__Required task__
Reproduce every line of the material below, but drop the pictures.

__Supplied material__
====================
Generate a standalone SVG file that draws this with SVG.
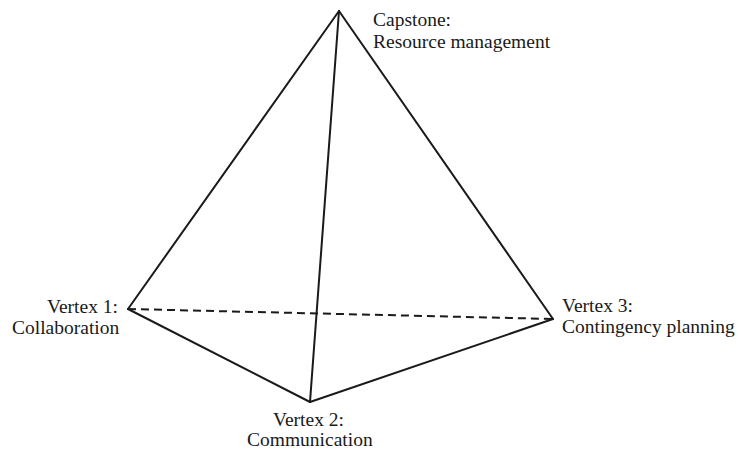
<svg xmlns="http://www.w3.org/2000/svg" width="738" height="450" viewBox="0 0 738 450">
<style>
.e{stroke:#1a1a1a;stroke-width:2;fill:none;stroke-linecap:round}
.d{stroke-dasharray:8 5;stroke-linecap:butt}
text{font-family:"Liberation Serif","Times New Roman",serif;font-size:19.5px;fill:#1a1a1a}
</style>
<rect width="738" height="450" fill="#fff"/>
<g id="connectors">
<line class="e" x1="339" y1="11" x2="128" y2="309"/>
<line class="e" x1="339" y1="11" x2="310" y2="402"/>
<line class="e" x1="339" y1="11" x2="553" y2="319"/>
<line class="e" x1="128" y1="309" x2="310" y2="402"/>
<line class="e" x1="310" y1="402" x2="553" y2="319"/>
<line class="e d" x1="128" y1="309" x2="553" y2="319"/>
</g>
<g id="capstone"><text x="373" y="26">Capstone:</text><text x="373" y="48">Resource management</text></g>
<g id="vertex1"><text x="47" y="313">Vertex 1:</text><text x="12" y="334">Collaboration</text></g>
<g id="vertex2"><text x="273" y="426">Vertex 2:</text><text x="247" y="446">Communication</text></g>
<g id="vertex3"><text x="562" y="312">Vertex 3:</text><text x="562" y="333">Contingency planning</text></g>
</svg>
====================
__Completed exercise__
Generate a standalone SVG file that draws this with SVG.
<svg xmlns="http://www.w3.org/2000/svg" width="738" height="450" viewBox="0 0 738 450">
<style>
.e{stroke:#1a1a1a;stroke-width:2;fill:none;stroke-linecap:round}
.d{stroke-dasharray:8 5;stroke-linecap:butt}
text{font-family:"Liberation Serif","Times New Roman",serif;font-size:19.5px;fill:#1a1a1a}
</style>
<rect width="738" height="450" fill="#fff"/>
<g id="connectors">
<line class="e" x1="339" y1="11" x2="128" y2="309"/>
<line class="e" x1="339" y1="11" x2="310" y2="402"/>
<line class="e" x1="339" y1="11" x2="553" y2="319"/>
<line class="e" x1="128" y1="309" x2="310" y2="402"/>
<line class="e" x1="310" y1="402" x2="553" y2="319"/>
<line class="e d" x1="128" y1="309" x2="553" y2="319"/>
</g>
<g id="capstone"><text x="373" y="26">Capstone:</text><text x="373" y="48">Resource management</text></g>
<g id="vertex1"><text x="47" y="313">Vertex 1:</text><text x="12" y="334">Collaboration</text></g>
<g id="vertex2"><text x="273" y="426">Vertex 2:</text><text x="247" y="446">Communication</text></g>
<g id="vertex3"><text x="562" y="312">Vertex 3:</text><text x="562" y="333">Contingency planning</text></g>
</svg>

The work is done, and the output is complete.